The system sends a response to the customer, thanking them for their feedback. This message can be highly personalised and from a named contact, which experience shows makes the customer feel that they are important and that their feedback is being taken seriously.
The company then has an opportunity to build a relationship with that customer. Fixing a problem straight away can turn a potentially negative customer into one who will return again and again. In serious cases, customers who are ‘at risk’ of defecting are identified by the system so that a company representative can call them and put right the problem. This goes a long way to securing loyalty.
Equally useful is feedback that gives you more insight into that customer. It is interesting that many of the companies using Fizzback’s instant feedback system have found that more than half of the feedback coming through the system is positive, praising the company for a job done well. So not only can they find out what is going wrong, but also what’s going well, and what that customer values. This information can be used to collect data on a customer that will allow you to target them with products and services that you know they value. In addition, smart companies use this information to reward or praise customer-facing staff, which is a great motivation tool and, in turn, leads to improved customer service and therefore loyalty.
The immediacy of feedback means that companies can put right problems as they occur, leading them to improve customer retention rates. Fizzback has helped companies record up to a 52 per cent increase in customer satisfaction following issue-retrieval efforts.

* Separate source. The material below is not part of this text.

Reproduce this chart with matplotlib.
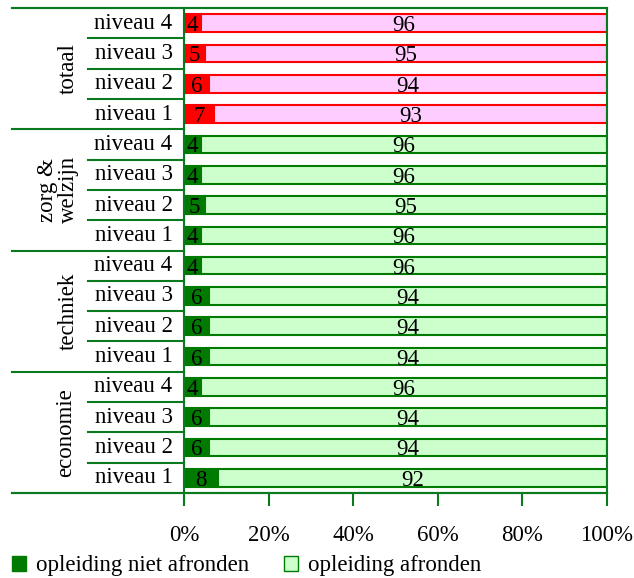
import matplotlib.pyplot as plt
from matplotlib.patches import Patch

# data, top to bottom
groups = ['totaal', 'zorg &\nwelzijn', 'techniek', 'economie']
levels = ['niveau 4', 'niveau 3', 'niveau 2', 'niveau 1']
niet_afronden = [4, 5, 6, 7,
                 4, 4, 5, 4,
                 4, 6, 6, 6,
                 4, 6, 6, 8]
afronden = [96, 95, 94, 93,
            96, 96, 95, 96,
            96, 94, 94, 94,
            96, 94, 94, 92]

green = '#0A7A1E'
dark = '#007A00'
light = '#CCFFCC'
red = '#FF0000'
pink = '#FFCCFF'

plt.rcParams['font.family'] = ['Liberation Serif', 'DejaVu Serif']
plt.rcParams['font.size'] = 16.5

fig = plt.figure(figsize=(6.34, 5.78), dpi=100)
ax = fig.add_axes([184 / 634, 1 - 493 / 578, 423 / 634, 485 / 578])

n = len(niet_afronden)
ys = list(range(n))
for i in ys:
    first = i < 4
    c1, c2, ec = (red, pink, red) if first else (dark, light, dark)
    ax.barh(i, niet_afronden[i], height=0.58, color=c1, edgecolor=ec, linewidth=1.5)
    ax.barh(i, afronden[i], left=niet_afronden[i], height=0.58,
            color=c2, edgecolor=ec, linewidth=1.5)
    ax.text(niet_afronden[i] / 2, i + 0.08, str(niet_afronden[i]), ha='center', va='center')
    ax.text(niet_afronden[i] + afronden[i] / 2, i + 0.08, str(afronden[i]),
            ha='center', va='center')

ax.set_xlim(0, 100)
ax.set_ylim(n - 0.5, -0.5)
ax.set_yticks([])
ax.set_xticks([0, 20, 40, 60, 80, 100])
ax.set_xticklabels(['0%', '20%', '40%', '60%', '80%', '100%'])
ax.tick_params(axis='x', length=9, width=1.5, color=green, pad=14)
for s in ax.spines.values():
    s.set_color(green)
    s.set_linewidth(1.5)

# row labels and separators on the left
trans = ax.get_yaxis_transform()
x_outer = (12 - 184) / 423
x_inner = (88 - 184) / 423
for i in ys:
    ax.text(-0.027, i, levels[i % 4], transform=trans, ha='right', va='center')
for k in range(n + 1):
    x0 = x_outer if k % 4 == 0 else x_inner
    ax.plot([x0, 0], [k - 0.5, k - 0.5], transform=trans, color=green,
            lw=1.5, clip_on=False)
ax.plot([x_outer, 1], [-0.5, -0.5], transform=trans, color=green, lw=1.5, clip_on=False)
ax.plot([x_outer, 1], [n - 0.5, n - 0.5], transform=trans, color=green, lw=1.5, clip_on=False)

gx = [(68 - 184) / 423, (58 - 184) / 423, (68 - 184) / 423, (66 - 184) / 423]
for g, name in enumerate(groups):
    ax.text(gx[g], g * 4 + 1.5, name, transform=trans, rotation=90,
            ha='center', va='center', linespacing=1.0)

handles = [Patch(facecolor=dark, edgecolor=dark, label='opleiding niet afronden'),
           Patch(facecolor=light, edgecolor=dark, label='opleiding afronden')]
fig.legend(handles=handles, loc='center left', bbox_to_anchor=(0.016, 1 - 566 / 578),
           ncol=2, frameon=False, handlelength=0.6, handleheight=0.65,
           handletextpad=0.45, columnspacing=1.5, borderaxespad=0, borderpad=0.1)

fig.savefig('out.png', dpi=100)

84 per cent of consumers prefer the use of easy, instant channels such as SMS text or mobile email for providing feedback and, given a choice, 94 per cent of customers prefer to give feedback in situ, not after the event. This means that an otherwise ‘silent majority’ of customers suddenly find a voice when these channels are made available to them and will communicate with providers during those critical ‘moments of truth’. In this way instant feedback services like those offered by Fizzback are helping to build a bridge between provider promises and customer expectations – in turn driving loyalty and new customer acquisition.